• [TASK TO COMPLETE]
Give the number of lines in the listing that hold the word "with". Write nothing but that number.

start RECORDS FOR THE TASK

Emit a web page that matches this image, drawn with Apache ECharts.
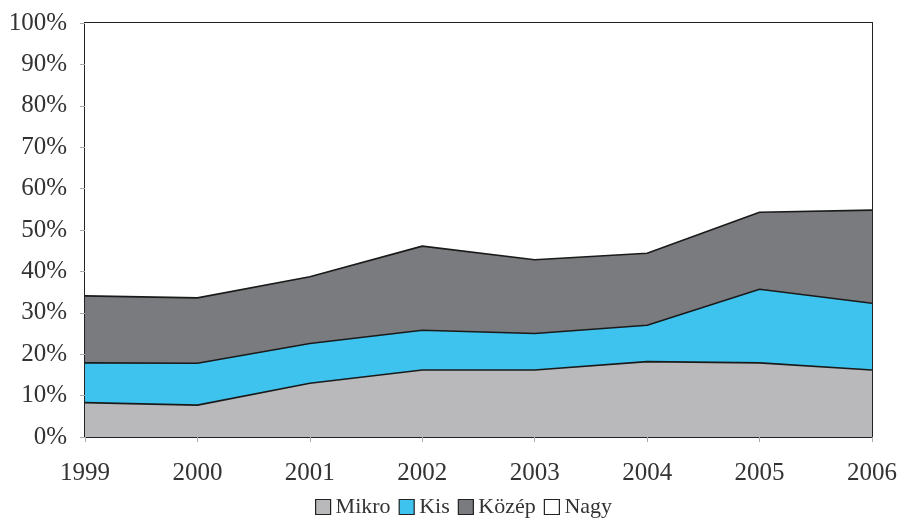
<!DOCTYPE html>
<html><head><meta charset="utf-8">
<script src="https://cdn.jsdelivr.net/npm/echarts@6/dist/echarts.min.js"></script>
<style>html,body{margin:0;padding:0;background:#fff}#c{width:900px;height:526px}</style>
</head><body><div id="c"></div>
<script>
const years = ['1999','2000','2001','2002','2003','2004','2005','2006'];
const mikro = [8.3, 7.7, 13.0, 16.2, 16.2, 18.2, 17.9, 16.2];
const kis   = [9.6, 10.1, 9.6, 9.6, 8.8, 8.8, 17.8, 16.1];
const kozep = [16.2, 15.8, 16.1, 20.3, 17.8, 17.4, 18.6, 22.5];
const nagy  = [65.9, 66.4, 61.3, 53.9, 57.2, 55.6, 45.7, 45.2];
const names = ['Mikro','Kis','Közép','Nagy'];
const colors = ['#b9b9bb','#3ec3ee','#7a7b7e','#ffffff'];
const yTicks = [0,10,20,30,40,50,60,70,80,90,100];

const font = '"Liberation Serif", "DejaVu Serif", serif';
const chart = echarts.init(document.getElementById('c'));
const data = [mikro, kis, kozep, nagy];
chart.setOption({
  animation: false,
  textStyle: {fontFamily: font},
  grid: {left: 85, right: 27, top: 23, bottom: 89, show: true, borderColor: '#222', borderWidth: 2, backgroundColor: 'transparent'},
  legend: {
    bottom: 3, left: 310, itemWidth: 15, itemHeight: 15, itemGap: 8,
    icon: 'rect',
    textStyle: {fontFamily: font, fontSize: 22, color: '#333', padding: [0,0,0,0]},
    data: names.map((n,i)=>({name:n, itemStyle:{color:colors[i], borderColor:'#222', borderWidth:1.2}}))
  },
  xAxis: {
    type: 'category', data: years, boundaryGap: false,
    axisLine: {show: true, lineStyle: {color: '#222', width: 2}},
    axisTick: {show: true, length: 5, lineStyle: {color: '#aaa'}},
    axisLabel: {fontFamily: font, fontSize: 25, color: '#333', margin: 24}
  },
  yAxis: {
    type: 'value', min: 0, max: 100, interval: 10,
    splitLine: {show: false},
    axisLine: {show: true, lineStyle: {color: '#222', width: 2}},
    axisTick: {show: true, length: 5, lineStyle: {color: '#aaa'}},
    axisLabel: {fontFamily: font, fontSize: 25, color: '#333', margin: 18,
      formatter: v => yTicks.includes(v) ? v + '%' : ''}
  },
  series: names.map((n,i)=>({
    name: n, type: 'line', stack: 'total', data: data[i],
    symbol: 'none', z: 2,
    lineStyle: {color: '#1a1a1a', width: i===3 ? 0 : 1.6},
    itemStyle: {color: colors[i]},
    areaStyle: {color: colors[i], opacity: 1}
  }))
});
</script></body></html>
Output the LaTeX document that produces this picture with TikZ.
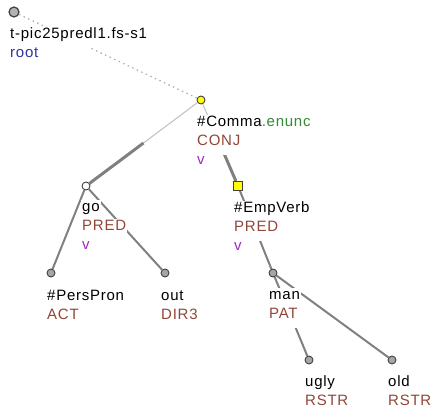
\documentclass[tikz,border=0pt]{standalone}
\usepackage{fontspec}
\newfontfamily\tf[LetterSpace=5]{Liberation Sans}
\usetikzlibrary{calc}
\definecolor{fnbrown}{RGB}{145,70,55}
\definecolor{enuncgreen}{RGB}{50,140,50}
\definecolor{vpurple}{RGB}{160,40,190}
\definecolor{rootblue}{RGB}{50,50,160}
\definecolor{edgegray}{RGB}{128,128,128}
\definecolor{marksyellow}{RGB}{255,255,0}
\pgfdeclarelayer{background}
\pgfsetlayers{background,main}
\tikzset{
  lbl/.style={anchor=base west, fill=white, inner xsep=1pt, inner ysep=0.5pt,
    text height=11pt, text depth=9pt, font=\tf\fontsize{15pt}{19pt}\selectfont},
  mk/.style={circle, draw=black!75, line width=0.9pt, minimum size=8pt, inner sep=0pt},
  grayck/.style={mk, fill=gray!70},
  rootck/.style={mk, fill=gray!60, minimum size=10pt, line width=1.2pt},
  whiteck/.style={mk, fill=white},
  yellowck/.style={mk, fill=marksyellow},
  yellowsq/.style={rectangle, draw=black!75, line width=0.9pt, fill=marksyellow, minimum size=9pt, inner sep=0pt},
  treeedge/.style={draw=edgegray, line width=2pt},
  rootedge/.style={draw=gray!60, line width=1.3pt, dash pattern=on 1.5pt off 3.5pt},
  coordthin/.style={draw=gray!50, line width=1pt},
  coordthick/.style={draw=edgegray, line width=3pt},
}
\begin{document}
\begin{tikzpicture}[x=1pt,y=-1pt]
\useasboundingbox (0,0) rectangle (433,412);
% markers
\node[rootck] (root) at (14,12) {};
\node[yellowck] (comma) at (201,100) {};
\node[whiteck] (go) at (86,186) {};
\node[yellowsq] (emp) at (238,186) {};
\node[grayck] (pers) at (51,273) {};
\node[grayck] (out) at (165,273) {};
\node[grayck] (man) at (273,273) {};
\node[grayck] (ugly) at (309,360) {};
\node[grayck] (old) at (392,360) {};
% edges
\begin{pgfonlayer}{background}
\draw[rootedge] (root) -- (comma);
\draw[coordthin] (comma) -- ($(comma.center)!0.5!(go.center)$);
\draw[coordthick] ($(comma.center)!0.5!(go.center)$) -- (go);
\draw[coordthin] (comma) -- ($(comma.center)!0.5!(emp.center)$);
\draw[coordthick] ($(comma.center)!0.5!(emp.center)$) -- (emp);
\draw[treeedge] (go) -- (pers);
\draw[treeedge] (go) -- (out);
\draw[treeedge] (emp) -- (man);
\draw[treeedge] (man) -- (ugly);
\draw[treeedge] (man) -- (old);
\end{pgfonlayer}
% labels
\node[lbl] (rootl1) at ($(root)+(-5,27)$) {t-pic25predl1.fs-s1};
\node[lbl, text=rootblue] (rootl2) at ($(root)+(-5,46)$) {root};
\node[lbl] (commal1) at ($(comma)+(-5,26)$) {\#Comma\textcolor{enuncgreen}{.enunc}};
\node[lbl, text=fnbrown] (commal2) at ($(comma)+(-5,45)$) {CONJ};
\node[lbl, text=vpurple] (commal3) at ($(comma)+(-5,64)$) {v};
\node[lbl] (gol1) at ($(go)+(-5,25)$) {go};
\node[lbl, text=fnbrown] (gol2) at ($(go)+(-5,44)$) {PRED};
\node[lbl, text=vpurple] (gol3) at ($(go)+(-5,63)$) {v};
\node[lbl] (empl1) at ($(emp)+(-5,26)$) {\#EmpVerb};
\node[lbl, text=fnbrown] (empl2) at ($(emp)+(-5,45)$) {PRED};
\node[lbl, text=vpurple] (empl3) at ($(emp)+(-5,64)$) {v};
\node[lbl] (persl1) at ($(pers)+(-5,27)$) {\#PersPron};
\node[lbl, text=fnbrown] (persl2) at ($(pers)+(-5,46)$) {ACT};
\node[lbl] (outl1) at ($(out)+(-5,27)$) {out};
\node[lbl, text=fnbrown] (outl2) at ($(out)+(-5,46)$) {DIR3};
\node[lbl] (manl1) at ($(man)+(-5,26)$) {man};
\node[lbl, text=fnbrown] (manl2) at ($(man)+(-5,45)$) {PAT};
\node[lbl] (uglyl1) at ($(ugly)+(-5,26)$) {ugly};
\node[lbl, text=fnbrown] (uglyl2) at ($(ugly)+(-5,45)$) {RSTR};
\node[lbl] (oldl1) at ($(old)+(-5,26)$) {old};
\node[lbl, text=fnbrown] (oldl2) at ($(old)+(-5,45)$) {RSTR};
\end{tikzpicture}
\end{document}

end RECORDS FOR THE TASK
start RECORDS FOR THE TASK

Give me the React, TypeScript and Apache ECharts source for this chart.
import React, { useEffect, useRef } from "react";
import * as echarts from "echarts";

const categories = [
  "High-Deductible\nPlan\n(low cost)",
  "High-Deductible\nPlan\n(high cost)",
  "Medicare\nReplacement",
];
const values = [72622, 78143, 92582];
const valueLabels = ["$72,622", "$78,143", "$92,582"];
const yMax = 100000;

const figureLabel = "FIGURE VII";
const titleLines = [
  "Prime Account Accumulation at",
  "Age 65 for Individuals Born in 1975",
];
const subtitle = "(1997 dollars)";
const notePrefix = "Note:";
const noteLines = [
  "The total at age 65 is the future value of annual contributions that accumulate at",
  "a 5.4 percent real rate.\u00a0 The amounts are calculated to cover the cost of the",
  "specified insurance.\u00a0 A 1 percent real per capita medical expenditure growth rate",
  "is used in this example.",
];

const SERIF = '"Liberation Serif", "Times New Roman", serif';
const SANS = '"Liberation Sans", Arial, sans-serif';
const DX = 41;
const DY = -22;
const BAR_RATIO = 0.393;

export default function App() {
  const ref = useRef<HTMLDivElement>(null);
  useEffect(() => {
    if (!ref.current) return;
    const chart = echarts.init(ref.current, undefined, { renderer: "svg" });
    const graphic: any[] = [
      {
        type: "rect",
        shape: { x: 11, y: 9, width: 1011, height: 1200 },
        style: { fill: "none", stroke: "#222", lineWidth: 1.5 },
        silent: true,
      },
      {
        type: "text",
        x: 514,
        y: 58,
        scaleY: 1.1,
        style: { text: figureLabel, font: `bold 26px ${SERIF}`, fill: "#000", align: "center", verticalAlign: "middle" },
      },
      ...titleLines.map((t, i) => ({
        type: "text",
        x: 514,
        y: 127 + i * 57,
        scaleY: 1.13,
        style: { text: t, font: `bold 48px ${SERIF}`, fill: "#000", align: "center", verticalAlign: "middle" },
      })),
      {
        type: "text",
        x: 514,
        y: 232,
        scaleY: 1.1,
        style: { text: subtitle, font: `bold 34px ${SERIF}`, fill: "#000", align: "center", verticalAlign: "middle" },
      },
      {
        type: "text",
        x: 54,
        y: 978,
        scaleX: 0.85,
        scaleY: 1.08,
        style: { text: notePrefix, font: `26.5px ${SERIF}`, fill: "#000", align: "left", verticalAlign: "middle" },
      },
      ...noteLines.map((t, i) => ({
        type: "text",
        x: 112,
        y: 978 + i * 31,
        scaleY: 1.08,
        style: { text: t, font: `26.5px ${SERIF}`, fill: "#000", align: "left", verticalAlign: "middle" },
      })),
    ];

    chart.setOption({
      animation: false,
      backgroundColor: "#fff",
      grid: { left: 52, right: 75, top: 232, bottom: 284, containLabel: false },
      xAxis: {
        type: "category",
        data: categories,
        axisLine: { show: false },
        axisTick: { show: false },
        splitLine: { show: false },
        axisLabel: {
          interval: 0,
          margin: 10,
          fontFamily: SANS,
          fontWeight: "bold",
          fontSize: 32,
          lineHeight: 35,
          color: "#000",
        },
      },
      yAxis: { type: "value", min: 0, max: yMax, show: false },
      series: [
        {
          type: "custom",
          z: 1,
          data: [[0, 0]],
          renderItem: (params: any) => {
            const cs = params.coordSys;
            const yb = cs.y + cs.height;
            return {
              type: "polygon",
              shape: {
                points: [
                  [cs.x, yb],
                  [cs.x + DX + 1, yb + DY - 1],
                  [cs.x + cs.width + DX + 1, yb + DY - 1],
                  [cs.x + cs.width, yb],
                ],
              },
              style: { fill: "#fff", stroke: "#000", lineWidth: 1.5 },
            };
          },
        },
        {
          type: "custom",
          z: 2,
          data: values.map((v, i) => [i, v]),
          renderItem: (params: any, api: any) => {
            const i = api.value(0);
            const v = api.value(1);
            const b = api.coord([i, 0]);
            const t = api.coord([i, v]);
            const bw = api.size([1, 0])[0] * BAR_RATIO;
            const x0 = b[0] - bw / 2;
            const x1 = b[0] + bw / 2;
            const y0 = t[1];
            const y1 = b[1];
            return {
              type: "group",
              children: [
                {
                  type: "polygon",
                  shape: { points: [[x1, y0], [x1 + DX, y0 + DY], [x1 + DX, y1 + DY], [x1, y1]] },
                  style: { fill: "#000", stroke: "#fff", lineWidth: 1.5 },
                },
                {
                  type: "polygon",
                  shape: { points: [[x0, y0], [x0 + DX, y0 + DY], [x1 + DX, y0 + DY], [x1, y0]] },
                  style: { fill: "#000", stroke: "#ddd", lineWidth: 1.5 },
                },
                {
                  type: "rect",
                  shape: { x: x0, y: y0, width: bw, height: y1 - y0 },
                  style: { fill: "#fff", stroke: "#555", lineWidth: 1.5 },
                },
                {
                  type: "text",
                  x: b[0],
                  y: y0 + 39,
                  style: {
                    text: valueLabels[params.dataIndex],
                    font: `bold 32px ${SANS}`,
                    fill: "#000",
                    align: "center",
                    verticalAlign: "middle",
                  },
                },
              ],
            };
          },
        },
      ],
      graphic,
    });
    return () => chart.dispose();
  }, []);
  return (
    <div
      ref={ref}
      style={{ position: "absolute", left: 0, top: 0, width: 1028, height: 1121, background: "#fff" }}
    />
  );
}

end RECORDS FOR THE TASK

• [REPLY]
2